La veille, des gens inconséquents, abêtis par leurs privilèges de classe, avachis sur leur tabouret d’éditorialiste, d’expert en démocratie, de politicien artificier, se relayaient pour disserter sur l’abstention des jeunes aux élections départementales et régionales.

Certains se proposaient de faire du porte-à-porte pour leur expliquer la République, la citoyenneté, et autres concepts usés par ceux qui en ont fait des totems creux, pour nous pousser au cul des urnes. Mais que peuvent les départements et les régions quand ce sont les préfets, nommés en conseil des ministres, qui annihilent tout espace de liberté non contrôlé et non marchand ? Rien. Du bricolage pour rendre supportable nos existences quadrillées et moroses. Notre salut ne se trouvera jamais dans un vote qui croit nous appâter avec des tarifs réduits sur le TER, portés par des transfuges de LREM devenus écologistes, opportunistes (suivez mon regard).

Ce week-end fut exemplaire en mépris. La bourgeoisie s’est déchaînée.

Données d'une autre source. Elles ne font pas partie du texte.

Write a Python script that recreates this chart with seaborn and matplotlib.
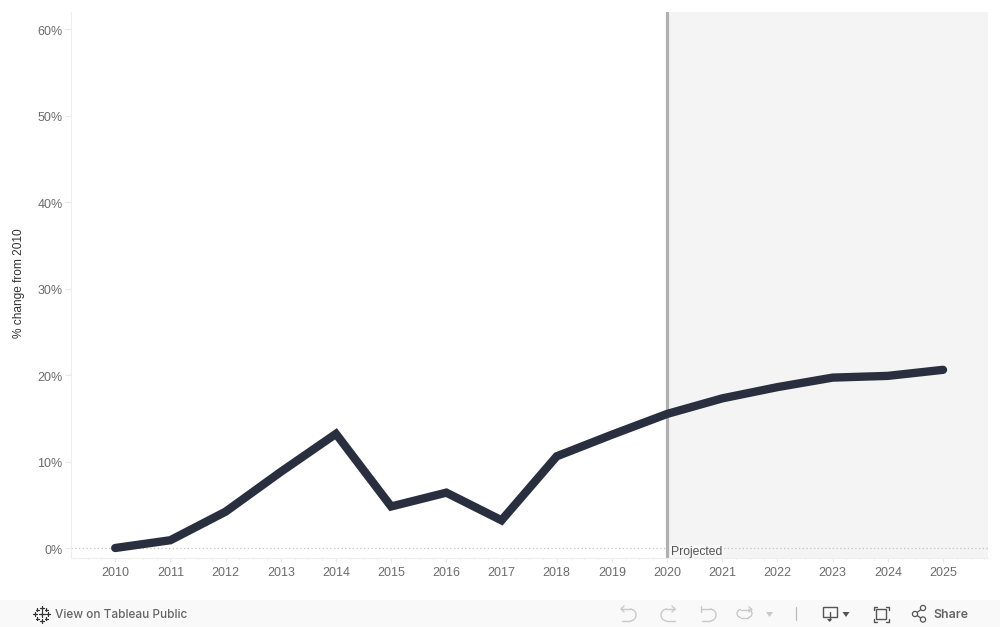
import matplotlib
matplotlib.use("Agg")
import matplotlib.pyplot as plt
import seaborn as sns
import pandas as pd
from matplotlib.patches import Rectangle, Circle, Polygon, Arc
from matplotlib.transforms import ScaledTranslation

years = [2010, 2011, 2012, 2013, 2014, 2015, 2016, 2017, 2018, 2019, 2020, 2021, 2022, 2023, 2024, 2025]
pct_change = [0.0, 0.9, 4.2, 8.8, 13.2, 4.8, 6.4, 3.2, 10.6, 13.1, 15.5, 17.3, 18.6, 19.7, 19.9, 20.6]
y_ticks = [0, 10, 20, 30, 40, 50, 60]
y_labels = ["0%", "10%", "20%", "30%", "40%", "50%", "60%"]

W, H = 1000, 627
sns.set_theme(style="white")
plt.rcParams["font.family"] = ["Liberation Sans", "DejaVu Sans"]

fig = plt.figure(figsize=(W / 100, H / 100), dpi=100, facecolor="white")
ax = fig.add_axes([70.5 / W, 1 - 558 / H, (988 - 70.5) / W, (558 - 12) / H])

df = pd.DataFrame({"year": years, "pct": pct_change})

# projected band and its divider
ax.axvspan(2020, 2025.815, color="#f4f4f4", lw=0, zorder=0)
ax.axhline(0, color="#c4c4c4", lw=0.9, ls=(0, (1, 2)), zorder=1)
ax.axvline(2020, color="#b0b0b0", lw=2.3, zorder=2)

sns.lineplot(data=df, x="year", y="pct", ax=ax, color="#2a2f40", lw=6,
             solid_capstyle="round", solid_joinstyle="miter", zorder=3)

ax.set_xlim(2009.19, 2025.815)
ax.set_ylim(-1.156, 61.97)
ax.set_xticks(years)
ax.set_xticklabels([str(y) for y in years])
ax.set_yticks(y_ticks)
ax.set_yticklabels(y_labels)
ax.set_xticks([y + d for y in [2009] + years for d in (0.25, 0.5, 0.75)
               if 2009.19 < y + d < 2025.815], minor=True)
ax.tick_params(axis="both", which="major", labelsize=9, labelcolor="#6b6b6b",
               color="#e8e8e8", width=0.8, left=True, bottom=True)
ax.tick_params(axis="y", which="major", length=4.3, pad=1.3)
ax.tick_params(axis="x", which="major", length=3, pad=3.2)
ax.tick_params(axis="x", which="minor", color="#f0f0f0", length=1.5, width=0.7, bottom=True)
ax.set_xlabel("")
ax.set_ylabel("")
for side in ("top", "right"):
    ax.spines[side].set_visible(False)
for side in ("left", "bottom"):
    ax.spines[side].set_color("#eeeeee")
    ax.spines[side].set_linewidth(0.8)
# nudge y labels one pixel down
for lab in ax.get_yticklabels():
    lab.set_transform(lab.get_transform() + ScaledTranslation(0, -1 / 100, fig.dpi_scale_trans))

# overlay in pixel coordinates for annotation and toolbar
ov = fig.add_axes([0, 0, 1, 1], facecolor="none")
ov.set_xlim(0, W)
ov.set_ylim(H, 0)
ov.axis("off")

ov.text(19.5, 283, "% change from 2010", rotation=90, ha="center", va="center",
        fontsize=8.6, color="#333333")
ov.add_patch(Rectangle((669.5, 544.5), 54, 12.5, fc="#f7f7f7", lw=0, zorder=4))
ov.text(671, 552, "Projected", ha="left", va="center", fontsize=8.7, color="#555555", zorder=5)

# toolbar strip
ov.add_patch(Rectangle((0, 600), W, 27, fc="#f9f9f9", lw=0))
ov.text(55, 614.5, "View on Tableau Public", ha="left", va="center", fontsize=8.55,
        color="#666666", fontweight="medium", fontfamily=["Inter", "DejaVu Sans"])
ov.text(933, 614.5, "Share", ha="left", va="center", fontsize=8.9,
        color="#666666", fontweight="semibold", fontfamily=["Inter", "DejaVu Sans"])

# tableau logo crosses
dark = "#333333"
for cx, cy, r in [(41.5, 614, 3), (41.5, 607.5, 2), (41.5, 620.5, 2), (35, 614, 2), (48, 614, 2),
                  (37, 609.5, 1.5), (46, 609.5, 1.5), (37, 618.5, 1.5), (46, 618.5, 1.5)]:
    ov.plot([cx - r, cx + r], [cy, cy], color=dark, lw=0.9)
    ov.plot([cx, cx], [cy - r, cy + r], color=dark, lw=0.9)

# undo / redo icons
light = "#c9c9c9"
ov.plot([621, 630], [609, 609], color=light, lw=1)
ov.add_patch(Arc((630, 615), 12, 12, theta1=-90, theta2=90, color=light, lw=1))
ov.plot([630, 622], [621, 621], color=light, lw=1)
ov.plot([624, 621, 624], [606, 609, 612], color=light, lw=1)
ov.plot([675, 666], [609, 609], color=light, lw=1)
ov.add_patch(Arc((667, 615), 12, 12, theta1=90, theta2=270, color=light, lw=1))
ov.plot([667, 675], [621, 621], color=light, lw=1)
ov.plot([672, 675, 672], [606, 609, 612], color=light, lw=1)
ov.plot([701, 710], [609, 609], color=light, lw=1)
ov.plot([701, 701], [606, 612], color=light, lw=1)
ov.add_patch(Arc((710, 615), 12, 12, theta1=-90, theta2=90, color=light, lw=1))
ov.plot([710, 702], [621, 621], color=light, lw=1)
# loop icon
ov.plot([741, 748], [609.5, 609.5], color=light, lw=1)
ov.plot([741, 748], [617.5, 617.5], color=light, lw=1)
ov.add_patch(Arc((741, 613.5), 8, 8, theta1=90, theta2=270, color=light, lw=1))
ov.add_patch(Arc((748, 613.5), 8, 8, theta1=-90, theta2=90, color=light, lw=1))
ov.plot([749, 752, 749], [607, 609.5, 612], color=light, lw=1)
ov.add_patch(Polygon([[766, 612], [773, 612], [769.5, 617]], fc=light, lw=0))
ov.plot([795.5, 795.5], [607, 620], color="#bbbbbb", lw=0.9)

# download, fullscreen and share icons
icon = "#555555"
ov.add_patch(Rectangle((822.5, 606.5), 14, 10, fc="none", ec=icon, lw=1))
ov.plot([829.5, 829.5], [612, 620], color=icon, lw=1)
ov.add_patch(Polygon([[827, 619], [832, 619], [829.5, 622]], fc=icon, lw=0))
ov.add_patch(Polygon([[842.5, 612], [849.5, 612], [846, 617]], fc=icon, lw=0))
ov.add_patch(Rectangle((876, 609), 10, 10, fc="none", ec=icon, lw=1))
for x0, y0, dx, dy in [(873.5, 606.5, 1, 1), (888.5, 606.5, -1, 1), (873.5, 621.5, 1, -1), (888.5, 621.5, -1, -1)]:
    ov.plot([x0 + 3 * dx, x0, x0], [y0, y0, y0 + 3 * dy], color=icon, lw=1)
ov.plot([923, 915, 923], [608, 614, 619.5], color=icon, lw=0.9)
for cx, cy in [(923, 608), (915, 614), (923, 619.5)]:
    ov.add_patch(Circle((cx, cy), 2.6, fc="#f9f9f9", ec=icon, lw=0.9, zorder=4))

fig.savefig("out.png", dpi=100)
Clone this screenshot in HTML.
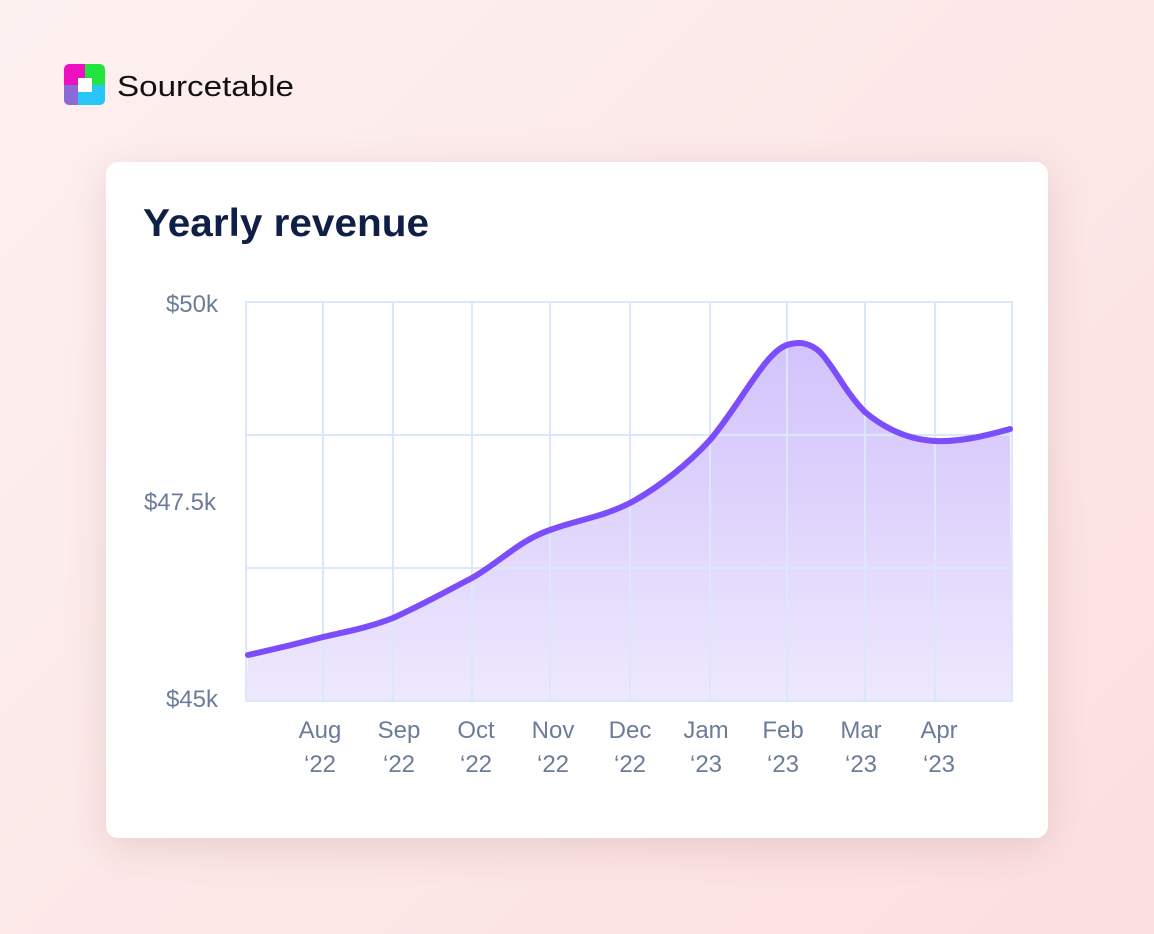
<!DOCTYPE html>
<html><head><style>
body{margin:0;width:1154px;height:934px;overflow:hidden;background:linear-gradient(135deg,#fdf1f0 0%,#fce6e6 60%,#fcdfe0 100%);font-family:"Liberation Sans",sans-serif;position:relative}
.card{position:absolute;left:106px;top:162px;width:942px;height:676px;background:#fff;border-radius:12px;box-shadow:0 10px 40px rgba(120,60,60,0.15)}
</style></head><body>
<svg width="1154" height="934" style="position:absolute;left:0;top:0">
<defs><clipPath id="lc"><rect x="64" y="64" width="41" height="41" rx="5"/></clipPath></defs>
<g clip-path="url(#lc)">
<rect x="64" y="64" width="21" height="21" fill="#ee10c0"/>
<rect x="85" y="64" width="20" height="21" fill="#22e43e"/>
<rect x="64" y="85" width="14" height="20" fill="#8b6ad8"/>
<rect x="78" y="85" width="27" height="20" fill="#26c6f8"/>
<rect x="78" y="78" width="14" height="14" fill="#fff"/>
</g>
<text x="117" y="96" font-family="Liberation Sans" font-size="29" fill="#111" textLength="177" lengthAdjust="spacingAndGlyphs">Sourcetable</text>
</svg>
<div class="card"></div>
<svg width="1154" height="934" style="position:absolute;left:0;top:0">
<defs><linearGradient id="g" x1="0" y1="0" x2="0" y2="1"><stop offset="0" stop-color="#cbb8fb" stop-opacity="0.85"/><stop offset="1" stop-color="#ece6fd" stop-opacity="0.9"/></linearGradient></defs>
<text x="143" y="236" font-size="39" font-weight="bold" fill="#0f1f45" textLength="286" lengthAdjust="spacingAndGlyphs">Yearly revenue</text>
<path d="M248,655 C280,648 300,643 323,637 C350,631 370,627 393,618 C420,606 445,592 472,578 C500,562 520,540 550,530 C580,519 600,518 630,503 C660,487 690,462 710,440 C740,405 765,352 787,345 C800,341 810,343 820,352 C835,368 845,392 865,412 C890,433 915,440 935,441 C960,442 985,436 1010,429 L1012,701 L246,701 Z" fill="url(#g)"/>
<g stroke="#dbe8fb" stroke-width="2" fill="none">
<rect x="246" y="302" width="766" height="399"/>
<line x1="246" y1="435" x2="1012" y2="435"/><line x1="246" y1="568" x2="1012" y2="568"/>
<line x1="323" y1="302" x2="323" y2="701"/><line x1="393" y1="302" x2="393" y2="701"/><line x1="472" y1="302" x2="472" y2="701"/><line x1="550" y1="302" x2="550" y2="701"/><line x1="630" y1="302" x2="630" y2="701"/><line x1="710" y1="302" x2="710" y2="701"/><line x1="787" y1="302" x2="787" y2="701"/><line x1="865" y1="302" x2="865" y2="701"/><line x1="935" y1="302" x2="935" y2="701"/>
</g>
<path d="M248,655 C280,648 300,643 323,637 C350,631 370,627 393,618 C420,606 445,592 472,578 C500,562 520,540 550,530 C580,519 600,518 630,503 C660,487 690,462 710,440 C740,405 765,352 787,345 C800,341 810,343 820,352 C835,368 845,392 865,412 C890,433 915,440 935,441 C960,442 985,436 1010,429" fill="none" stroke="#7c4dfa" stroke-width="6" stroke-linecap="round"/>
<g font-size="24" fill="#6b7c99" text-anchor="end">
<text x="218" y="312">$50k</text><text x="216" y="510">$47.5k</text><text x="218" y="707">$45k</text>
</g>
<g font-size="24" fill="#6b7c99" text-anchor="middle">
<text x="320" y="738">Aug</text><text x="320" y="772">‘22</text>
<text x="399" y="738">Sep</text><text x="399" y="772">‘22</text>
<text x="476" y="738">Oct</text><text x="476" y="772">‘22</text>
<text x="553" y="738">Nov</text><text x="553" y="772">‘22</text>
<text x="630" y="738">Dec</text><text x="630" y="772">‘22</text>
<text x="706" y="738">Jam</text><text x="706" y="772">‘23</text>
<text x="783" y="738">Feb</text><text x="783" y="772">‘23</text>
<text x="861" y="738">Mar</text><text x="861" y="772">‘23</text>
<text x="939" y="738">Apr</text><text x="939" y="772">‘23</text>
</g>
</svg>
</body></html>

« Paradoxalement ça a créé de la solidarité, je n’ai pas arrêté de parler avec des gens. On est encore plus déterminé. » L’émancipation individuelle viendra de cette force collective à faire face, à combattre la violence de la bourgeoisie, ses rituels répressifs, son conservatisme culturel. Celle qui exploite toute l’année des jeunes prolos, et qui défonce en prime ses espaces de liberté élaborés artisanalement. Aucun candidat électoral ne conçoit qu’une teuf soit le lieu de l’organisation politique. Qu’un espace de liberté autonome, auto-organisé, contraigne à pratiquer la politique autrement plus puissamment qu’en allant voter.